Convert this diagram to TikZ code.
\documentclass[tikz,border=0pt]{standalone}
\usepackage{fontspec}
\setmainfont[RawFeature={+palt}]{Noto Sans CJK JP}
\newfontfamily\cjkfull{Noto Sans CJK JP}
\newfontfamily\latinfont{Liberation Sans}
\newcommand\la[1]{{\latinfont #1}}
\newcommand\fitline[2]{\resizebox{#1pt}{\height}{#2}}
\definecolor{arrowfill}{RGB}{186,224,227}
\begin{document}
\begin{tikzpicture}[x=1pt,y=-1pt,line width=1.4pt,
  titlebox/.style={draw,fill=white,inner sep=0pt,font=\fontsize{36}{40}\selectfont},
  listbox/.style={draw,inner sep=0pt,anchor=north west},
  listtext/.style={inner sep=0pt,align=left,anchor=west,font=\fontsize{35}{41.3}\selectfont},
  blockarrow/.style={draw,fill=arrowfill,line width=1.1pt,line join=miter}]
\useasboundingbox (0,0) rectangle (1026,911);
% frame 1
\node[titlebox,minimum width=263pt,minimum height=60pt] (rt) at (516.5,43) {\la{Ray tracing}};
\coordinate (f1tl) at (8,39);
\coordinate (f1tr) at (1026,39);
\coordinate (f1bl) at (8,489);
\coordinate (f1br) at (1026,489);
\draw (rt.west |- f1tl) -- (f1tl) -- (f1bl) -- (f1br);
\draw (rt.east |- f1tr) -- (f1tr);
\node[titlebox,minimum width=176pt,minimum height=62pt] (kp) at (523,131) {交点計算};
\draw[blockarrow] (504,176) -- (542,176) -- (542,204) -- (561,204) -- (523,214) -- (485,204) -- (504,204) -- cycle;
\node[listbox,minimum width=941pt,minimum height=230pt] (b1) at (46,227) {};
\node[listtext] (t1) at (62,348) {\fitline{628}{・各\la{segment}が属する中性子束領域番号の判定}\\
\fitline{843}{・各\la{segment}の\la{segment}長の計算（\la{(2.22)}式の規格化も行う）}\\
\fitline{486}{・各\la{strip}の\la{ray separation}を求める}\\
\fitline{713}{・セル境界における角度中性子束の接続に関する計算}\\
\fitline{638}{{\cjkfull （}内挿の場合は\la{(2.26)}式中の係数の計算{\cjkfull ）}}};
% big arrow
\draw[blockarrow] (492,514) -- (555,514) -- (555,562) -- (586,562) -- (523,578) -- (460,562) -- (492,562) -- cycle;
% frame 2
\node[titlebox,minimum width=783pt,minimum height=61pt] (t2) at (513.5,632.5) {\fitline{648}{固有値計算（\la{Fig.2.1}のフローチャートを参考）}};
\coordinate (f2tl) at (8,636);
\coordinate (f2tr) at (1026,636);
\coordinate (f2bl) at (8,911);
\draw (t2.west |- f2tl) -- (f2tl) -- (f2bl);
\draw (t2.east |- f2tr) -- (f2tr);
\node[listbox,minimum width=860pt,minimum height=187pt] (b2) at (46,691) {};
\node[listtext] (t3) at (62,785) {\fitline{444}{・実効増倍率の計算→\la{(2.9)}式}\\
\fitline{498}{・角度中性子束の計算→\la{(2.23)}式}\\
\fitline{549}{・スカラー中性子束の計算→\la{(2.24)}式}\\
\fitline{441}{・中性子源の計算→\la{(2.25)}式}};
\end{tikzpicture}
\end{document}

● ● ● ● ●

• WHAT IS EXPECTED: Reproduce each line verbatim.

• COMPLETE ANSWER:
Convert this diagram to TikZ code.
\documentclass[tikz,border=0pt]{standalone}
\usepackage{fontspec}
\setmainfont[RawFeature={+palt}]{Noto Sans CJK JP}
\newfontfamily\cjkfull{Noto Sans CJK JP}
\newfontfamily\latinfont{Liberation Sans}
\newcommand\la[1]{{\latinfont #1}}
\newcommand\fitline[2]{\resizebox{#1pt}{\height}{#2}}
\definecolor{arrowfill}{RGB}{186,224,227}
\begin{document}
\begin{tikzpicture}[x=1pt,y=-1pt,line width=1.4pt,
  titlebox/.style={draw,fill=white,inner sep=0pt,font=\fontsize{36}{40}\selectfont},
  listbox/.style={draw,inner sep=0pt,anchor=north west},
  listtext/.style={inner sep=0pt,align=left,anchor=west,font=\fontsize{35}{41.3}\selectfont},
  blockarrow/.style={draw,fill=arrowfill,line width=1.1pt,line join=miter}]
\useasboundingbox (0,0) rectangle (1026,911);
% frame 1
\node[titlebox,minimum width=263pt,minimum height=60pt] (rt) at (516.5,43) {\la{Ray tracing}};
\coordinate (f1tl) at (8,39);
\coordinate (f1tr) at (1026,39);
\coordinate (f1bl) at (8,489);
\coordinate (f1br) at (1026,489);
\draw (rt.west |- f1tl) -- (f1tl) -- (f1bl) -- (f1br);
\draw (rt.east |- f1tr) -- (f1tr);
\node[titlebox,minimum width=176pt,minimum height=62pt] (kp) at (523,131) {交点計算};
\draw[blockarrow] (504,176) -- (542,176) -- (542,204) -- (561,204) -- (523,214) -- (485,204) -- (504,204) -- cycle;
\node[listbox,minimum width=941pt,minimum height=230pt] (b1) at (46,227) {};
\node[listtext] (t1) at (62,348) {\fitline{628}{・各\la{segment}が属する中性子束領域番号の判定}\\
\fitline{843}{・各\la{segment}の\la{segment}長の計算（\la{(2.22)}式の規格化も行う）}\\
\fitline{486}{・各\la{strip}の\la{ray separation}を求める}\\
\fitline{713}{・セル境界における角度中性子束の接続に関する計算}\\
\fitline{638}{{\cjkfull （}内挿の場合は\la{(2.26)}式中の係数の計算{\cjkfull ）}}};
% big arrow
\draw[blockarrow] (492,514) -- (555,514) -- (555,562) -- (586,562) -- (523,578) -- (460,562) -- (492,562) -- cycle;
% frame 2
\node[titlebox,minimum width=783pt,minimum height=61pt] (t2) at (513.5,632.5) {\fitline{648}{固有値計算（\la{Fig.2.1}のフローチャートを参考）}};
\coordinate (f2tl) at (8,636);
\coordinate (f2tr) at (1026,636);
\coordinate (f2bl) at (8,911);
\draw (t2.west |- f2tl) -- (f2tl) -- (f2bl);
\draw (t2.east |- f2tr) -- (f2tr);
\node[listbox,minimum width=860pt,minimum height=187pt] (b2) at (46,691) {};
\node[listtext] (t3) at (62,785) {\fitline{444}{・実効増倍率の計算→\la{(2.9)}式}\\
\fitline{498}{・角度中性子束の計算→\la{(2.23)}式}\\
\fitline{549}{・スカラー中性子束の計算→\la{(2.24)}式}\\
\fitline{441}{・中性子源の計算→\la{(2.25)}式}};
\end{tikzpicture}
\end{document}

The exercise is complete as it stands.